Straus Center Course Spotlight: The Arch of Titus — Between Rome and Jerusalem

For the spring 2021 semester, Dr. Steven Fine, the Dean Pinkhos Churgin Professor of Jewish History and founding director of the Yeshiva University Center for Israel Studies, is teaching The Arch of Titus: Between Rome and Jerusalem. YU News sat down with Dr. Fine to discuss the course, which is being offered at Yeshiva College in collaboration with the Zahava and Moshael Straus Center for Torah and Western Thought.

Why did you decide to create a course specifically centered on the Arch of Titus? What is it about this landmark that makes it culturally and historically vital?
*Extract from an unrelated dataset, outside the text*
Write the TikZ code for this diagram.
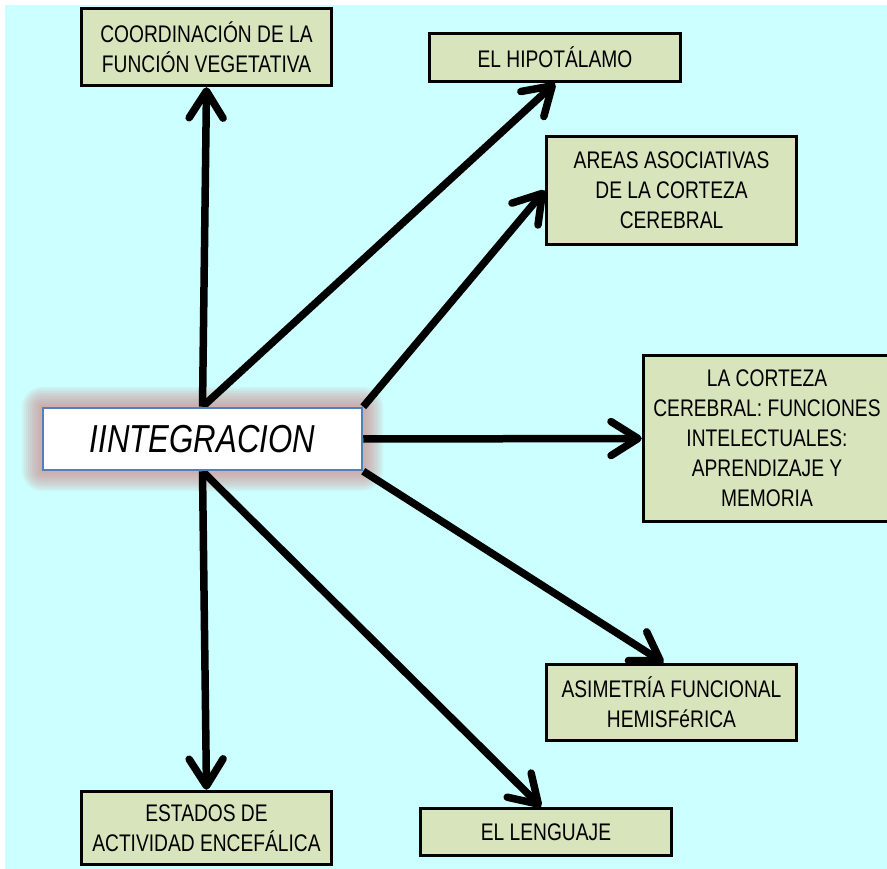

This course marks the conclusion of the Arch of Titus Project, which discovered the original yellow paint of the Arch of Titus menorah in 2012, scanned the Menorah panel, reconstructed it digitally, created a Coursera course with nearly 10,000 students, much scholarship, and finally the exhibition book, which will appear in a few weeks. Our students have been brought into this process, and will be part of the celebrations when the book is out.


The Yeshiva University team researching the Arch of Titus in in Rome


How exactly are the students helping out with the upcoming celebrations?

We will have a public conversation run by our students with Marie-Thérèse Champagne, associate professor of history at the University of West Florida, and Galit Hasan-Rokem, the Max and Margarethe Grunwald Professor of Folklore and professor of Hebrew literature, emerita, at Hebrew University of Jerusalem, two authors of articles in our new book, The Arch of Titus: From Jerusalem to Rome— and Back (Brill and YU Press, 2021) and me on our Crisis and Hope: YU Voices Zoomcast. The event will take place on May 3, so stay tuned for more information.


What is the Arch of Titus’ relevance outside the Jewish world? How do other faiths and cultures view it?

The Arch is a Roman monument, an object of memory with great significance for Western Civilization broadly, from the Roman past to the history of Christianity and, of course, to Jewish history. It has grown in significance ever since the 19th century, especially with the decision to make the menorah the national symbol of sovereign Israel. In Israel itself it has developed many meanings, as broad and interesting as our Jewish world truly is.


How does this course exemplify the creed of Torah UMadaa?

The cultural synthesis that is Torah UMadaa is at the center of this project. The course readings include everything from Western literature and Talmudic passages to yesterday's newspaper. Furthermore, the Arch of Titus Project’s pathbreaking use of technology created a moment of huge significance to us—literally Maddah and Torah together!


Why did you decide to teach this course? Why is it interesting and inspiring to you?

There is a reason past students called me the Menorah Man!  I am enamored with the menorah, and I want my students to see both my excitement and my rigor—each in the service of the other. In other words, engaged scholarship in action.